++++ MATERIAL ++++

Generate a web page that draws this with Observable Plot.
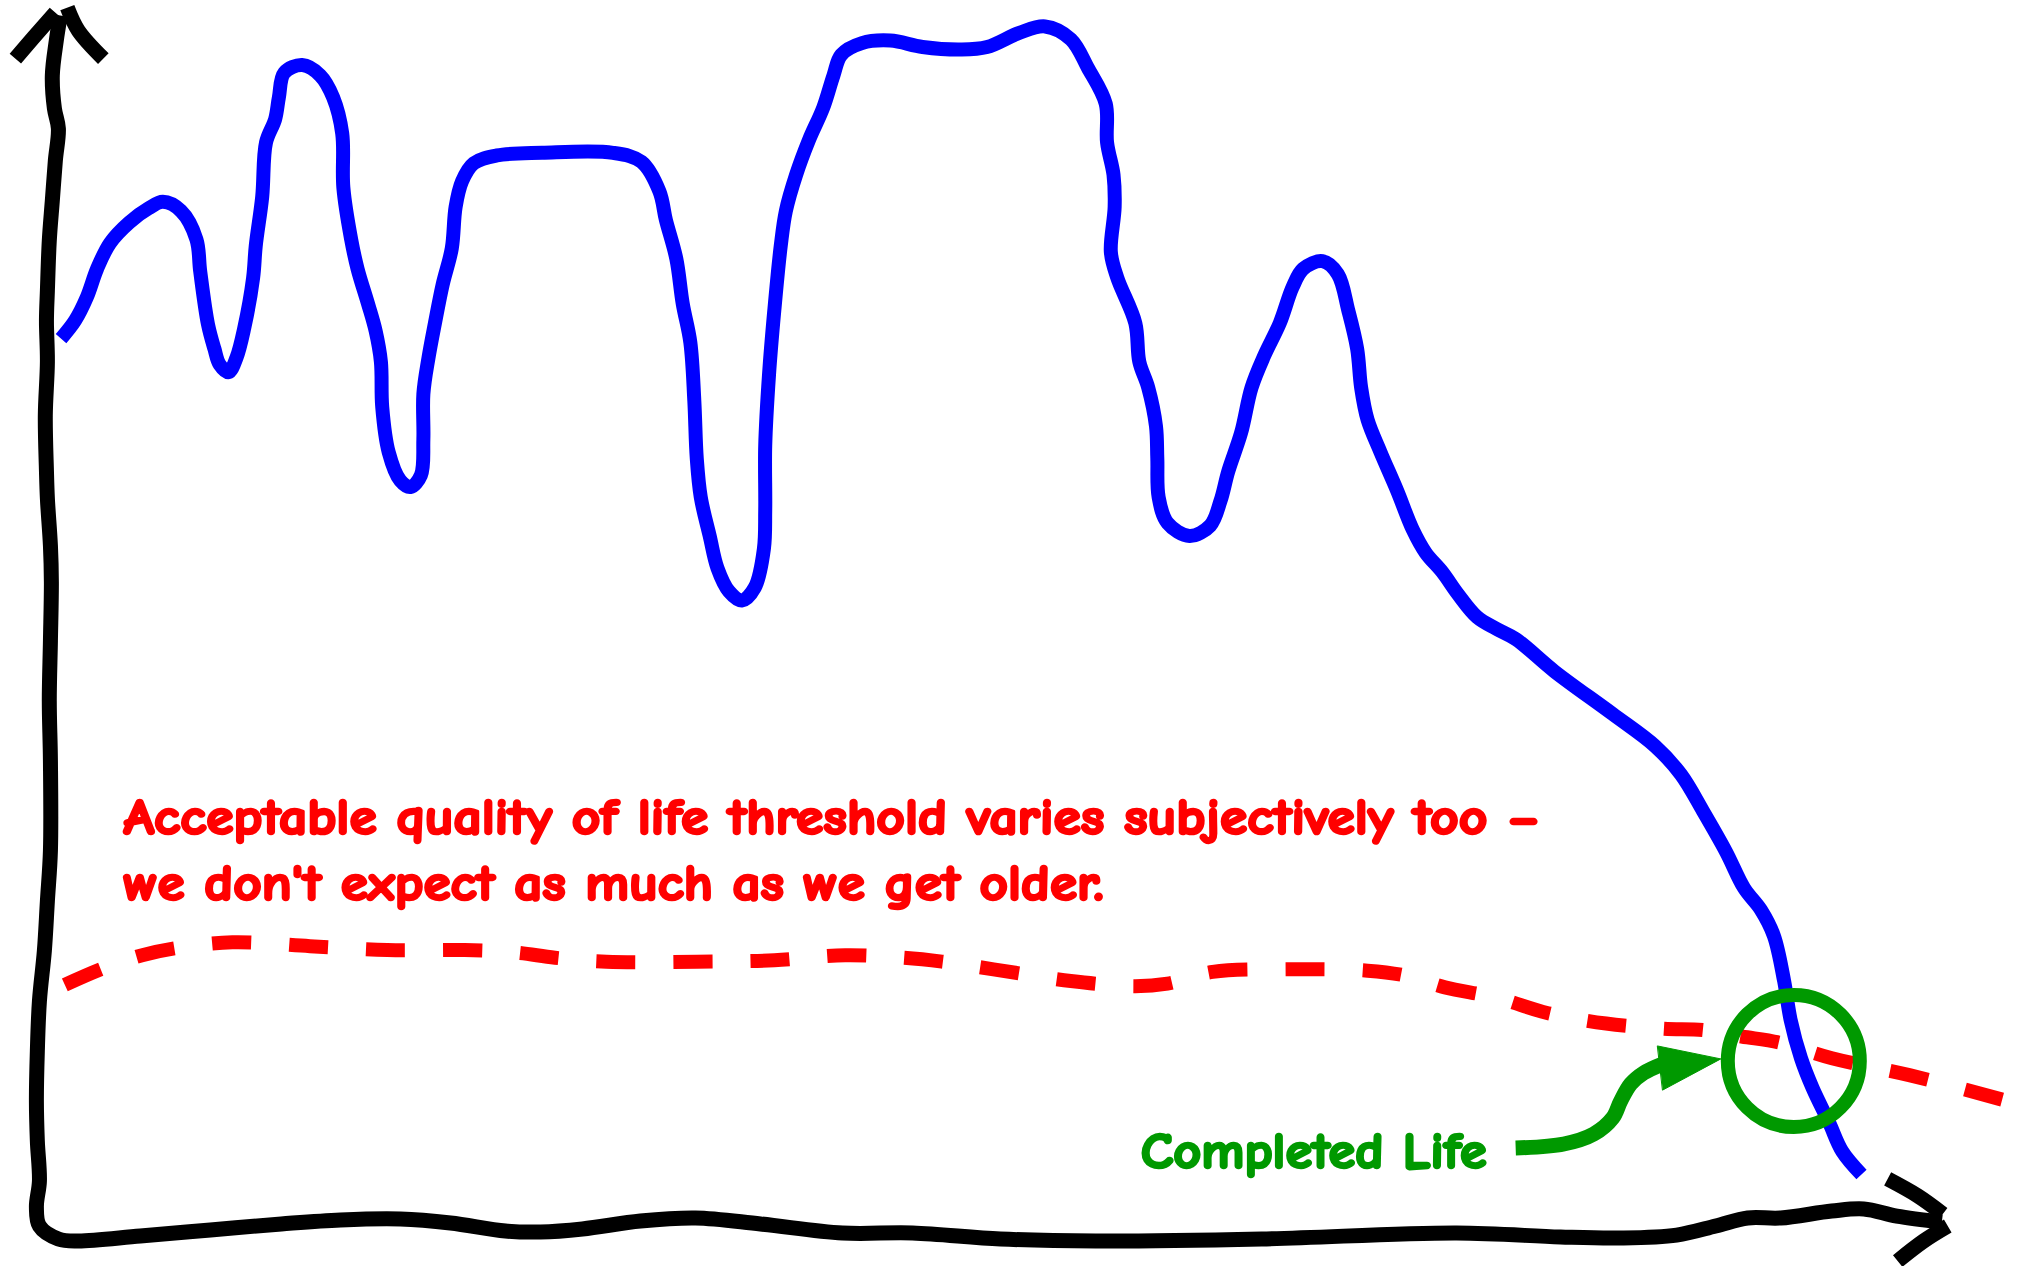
<!DOCTYPE html>
<html>
<head>
<meta charset="utf-8">
<script src="https://cdn.jsdelivr.net/npm/d3@7"></script>
<script src="https://cdn.jsdelivr.net/npm/@observablehq/plot@0.6"></script>
<style>
  html, body { margin: 0; padding: 0; background: #ffffff; }
  #chart svg { display: block; background: #ffffff; }
</style>
</head>
<body>
<div id="chart"></div>
<script>
// ---- Data (x = age, y = quality of life; both on a 0–100 sketch scale) ----

// Quality of life over a lifetime (blue)
const lifeAge = [0.82,1.56,2.18,2.72,3.40,4.42,5.44,6.19,7.14,7.96,8.16,8.57,8.91,9.18,9.66,10.07,10.48,10.95,11.09,11.43,
  11.63,12.11,12.31,12.59,13.54,14.49,15.17,15.65,15.71,16.12,16.46,17.01,17.41,17.69,17.76,18.10,18.71,19.25,19.80,19.93,
  19.93,20.20,20.54,20.95,21.43,21.63,21.97,22.59,23.81,26.19,29.93,31.43,32.38,32.72,33.27,33.61,34.01,34.22,34.35,34.56,
  35.03,35.44,36.05,36.73,37.41,37.89,37.96,37.96,38.16,38.44,38.78,39.05,39.59,40.27,41.02,41.56,41.97,43.06,44.56,46.26,
  48.30,49.66,51.36,52.72,54.08,54.97,55.92,55.99,56.33,56.39,56.19,56.53,57.48,57.69,58.16,58.57,58.64,58.71,59.18,60.34,
  61.43,61.97,62.38,63.06,63.61,64.29,65.10,65.78,66.33,67.35,68.16,68.71,69.18,69.39,69.73,70.41,71.29,72.11,72.79,73.67,
  74.49,75.51,76.53,77.55,79.59,82.65,84.90,86.26,87.41,88.64,89.59,90.48,91.16,91.70,92.04,92.59,93.20,94.08,94.76,95.78];
const lifeQuality = [73.33,74.81,76.72,79.05,81.16,82.86,84.02,84.55,83.81,81.48,78.84,74.50,72.49,71.22,70.58,71.75,74.18,78.31,80.95,84.97,
  89.42,91.32,93.12,95.13,95.77,94.92,93.12,90.16,85.71,81.48,79.05,76.19,73.97,71.43,67.72,64.02,61.69,61.16,62.12,65.08,
  68.78,71.75,74.60,77.78,80.74,84.13,86.24,87.72,88.36,88.57,88.57,87.83,85.40,83.07,79.89,76.19,73.02,68.25,63.49,60.32,
  57.14,54.50,52.59,51.85,52.91,56.08,59.26,64.55,70.37,75.66,80.95,83.81,86.77,89.63,92.28,94.92,96.61,97.57,97.78,97.25,
  97.04,97.25,98.41,98.94,97.88,95.56,92.59,89.42,86.77,84.13,80.42,78.31,74.60,71.43,69.31,66.14,63.49,60.32,58.20,57.14,
  57.99,60.00,62.43,65.61,69.31,71.96,74.60,77.57,79.05,79.68,78.62,75.66,72.49,69.31,66.67,64.02,60.85,57.67,55.77,54.18,
  52.38,50.48,49.52,48.68,46.03,42.54,39.89,37.57,34.60,31.22,28.25,26.46,24.34,20.63,17.46,14.29,11.85,8.99,6.67,4.76];

// Acceptable quality-of-life threshold (red, dashed)
const thresholdAge = [1.02,3.06,5.10,7.14,9.86,13.95,18.03,22.11,24.83,26.87,29.59,34.35,38.44,42.18,45.24,47.28,50.00,54.08,
  57.48,59.18,61.56,65.65,69.73,71.77,73.81,76.53,79.25,82.31,85.37,87.41,89.46,91.50,94.22,98.30,103.20];
const thresholdQuality = [20.32,21.69,22.75,23.39,23.81,23.49,23.17,23.17,22.96,22.54,22.22,22.22,22.33,22.75,22.54,22.22,21.59,20.63,
  20.21,20.42,21.38,21.59,21.48,21.06,20.11,19.26,17.99,17.14,16.72,16.61,16.08,15.56,14.29,12.91,10.90];

// Hand-drawn axes: y axis (top to corner) continuing into x axis (to the right tip)
const frameAge = [0.78,0.57,0.36,0.47,0.68,0.52,0.36,0.20,0.10,0.05,0.10,-0.01,0.05,0.10,0.26,0.31,0.26,0.20,0.26,0.26,
  0.10,-0.06,-0.32,-0.43,-0.48,-0.43,-0.32,-0.48,-0.32,0.68,1.69,5.00,8.70,12.44,15.56,18.72,21.36,24.26,26.11,28.32,
  31.38,34.28,37.71,42.04,45.73,50.37,55.39,64.14,74.43,79.91,83.03,86.03,88.09,89.78,91.52,94.21,95.90,97.64,100.02];
const frameQuality = [99.83,97.78,94.91,92.20,90.56,87.94,84.65,81.37,77.27,74.81,71.44,67.01,62.49,60.20,56.34,53.38,48.54,43.62,38.69,31.31,
  27.20,23.10,18.99,14.89,10.79,7.51,4.23,2.10,0.53,-0.53,-0.70,-0.29,0.21,0.70,1.03,1.11,0.78,0.12,0.04,0.29,
  0.94,1.19,0.70,-0.04,-0.04,-0.53,-0.70,-0.53,-0.04,-0.37,-0.45,-0.21,0.53,1.19,1.19,1.76,1.93,1.35,0.86];

// Arrow heads of the two axes
const arrowPart    = ["up-left","up-left","up-left","up-right","up-right","up-right",
                      "right-upper","right-upper","right-upper","right-lower","right-lower","right-lower"];
const arrowAge     = [-1.59,-0.64,0.52, 1.15,1.73,3.05, 97.16,98.75,100.07, 100.33,99.06,97.69];
const arrowQuality = [96.30,98.02,100.07, 100.48,98.60,96.30, 4.39,3.00,1.52, 0.53,-0.70,-2.34];

// "Completed Life" annotation: pointer shaft, pointer head, circle
const pointerAge = [77.54,80.08,81.66,82.66,83.08,83.61,84.29,85.30];
const pointerQuality = [6.93,7.26,8.08,9.40,10.79,12.19,13.09,13.83];
const pointerHeadAge = [85.03,88.36,85.30];
const pointerHeadQuality = [15.30,14.24,11.69];
const circleAge = [92.21];
const circleQuality = [14.07];

// Texts
const noteLines = ["Acceptable quality of life threshold varies subjectively too \u2013",
                   "we don't expect as much as we get older."];
const noteAge = [4.11, 4.11];
const noteEndAge = [78.91, 55.81];
const noteQuality = [32.70, 27.29];
const labelText = ["Completed Life"];
const labelAge = [57.76];
const labelEndAge = [76.01];
const labelQuality = [5.29];

// ---- Build tables ----
const zip = (xs, ys, extra = {}) => xs.map((a, i) => ({age: a, quality: ys[i], ...Object.fromEntries(Object.entries(extra).map(([k, v]) => [k, v[i]]))}));
const life = zip(lifeAge, lifeQuality);
const threshold = zip(thresholdAge, thresholdQuality);
const frame = zip(frameAge, frameQuality);
const arrows = zip(arrowAge, arrowQuality, {part: arrowPart});
const pointer = zip(pointerAge, pointerQuality);
const pointerHead = zip(pointerHeadAge, pointerHeadQuality);
const circle = zip(circleAge, circleQuality);
const notes = zip(noteAge, noteQuality, {text: noteLines, end: noteEndAge});
const labels = zip(labelAge, labelQuality, {text: labelText, end: labelEndAge});

const RED = "#ff0000", BLUE = "#0000ff", GREEN = "#009900", BLACK = "#000000";
const FONT = "'Comic Sans MS', 'Comic Neue', 'Humor Sans', Lato, sans-serif";

const chart = Plot.plot({
  width: 2022,
  height: 1266,
  marginLeft: 45,
  marginRight: 81,
  marginTop: 13,
  marginBottom: 34,
  x: {domain: [0, 100], axis: null},
  y: {domain: [0, 100], axis: null},
  style: {background: "#ffffff"},
  marks: [
    Plot.line(frame, {x: "age", y: "quality", stroke: BLACK, strokeWidth: 15, curve: "catmull-rom", strokeLinecap: "butt"}),
    Plot.line(arrows, {x: "age", y: "quality", z: "part", stroke: BLACK, strokeWidth: 15, curve: "catmull-rom", strokeLinecap: "butt"}),
    Plot.line(threshold, {x: "age", y: "quality", stroke: RED, strokeWidth: 14, strokeDasharray: "39,38", curve: "catmull-rom", strokeLinecap: "butt"}),
    Plot.line(life, {x: "age", y: "quality", stroke: BLUE, strokeWidth: 14, curve: "catmull-rom", strokeLinecap: "butt"}),
    Plot.dot(circle, {x: "age", y: "quality", r: 66, stroke: GREEN, strokeWidth: 14, fill: "none"}),
    Plot.line(pointer, {x: "age", y: "quality", stroke: GREEN, strokeWidth: 15, curve: "catmull-rom", strokeLinecap: "butt"}),
    Plot.line(pointerHead, {x: "age", y: "quality", stroke: GREEN, fill: GREEN, strokeWidth: 1, curve: "linear-closed"}),
    Plot.text(notes, {x: "age", y: "quality", text: "text", fill: RED, stroke: RED, strokeWidth: 2.6, fontSize: 51, fontWeight: 700, fontFamily: FONT, textAnchor: "start", lineAnchor: "bottom"}),
    Plot.text(labels, {x: "age", y: "quality", text: "text", fill: GREEN, stroke: GREEN, strokeWidth: 2.6, fontSize: 51, fontWeight: 700, fontFamily: FONT, textAnchor: "start", lineAnchor: "bottom"})
  ]
});

// Fit each text run to the span it covers in the sketch (start age to end age, via the x scale)
const xs = chart.scale("x");
const runs = [...notes, ...labels];
d3.select(chart).selectAll('g[aria-label="text"] text').each(function(d, i) {
  const r = runs[i];
  if (!r) return;
  this.setAttribute("textLength", xs.apply(r.end) - xs.apply(r.age));
  this.setAttribute("lengthAdjust", "spacingAndGlyphs");
});

document.getElementById("chart").append(chart);
</script>
</body>
</html>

++++

-- YOUR INSTRUCTIONS --
Repeat only the lines between the start of the data and the line with "---- Data (x", including those two lines, and skip the pictures.

-- WRITTEN RESPONSE --
Generate a web page that draws this with Observable Plot.
<!DOCTYPE html>
<html>
<head>
<meta charset="utf-8">
<script src="https://cdn.jsdelivr.net/npm/d3@7"></script>
<script src="https://cdn.jsdelivr.net/npm/@observablehq/plot@0.6"></script>
<style>
  html, body { margin: 0; padding: 0; background: #ffffff; }
  #chart svg { display: block; background: #ffffff; }
</style>
</head>
<body>
<div id="chart"></div>
<script>
// ---- Data (x = age, y = quality of life; both on a 0–100 sketch scale) ----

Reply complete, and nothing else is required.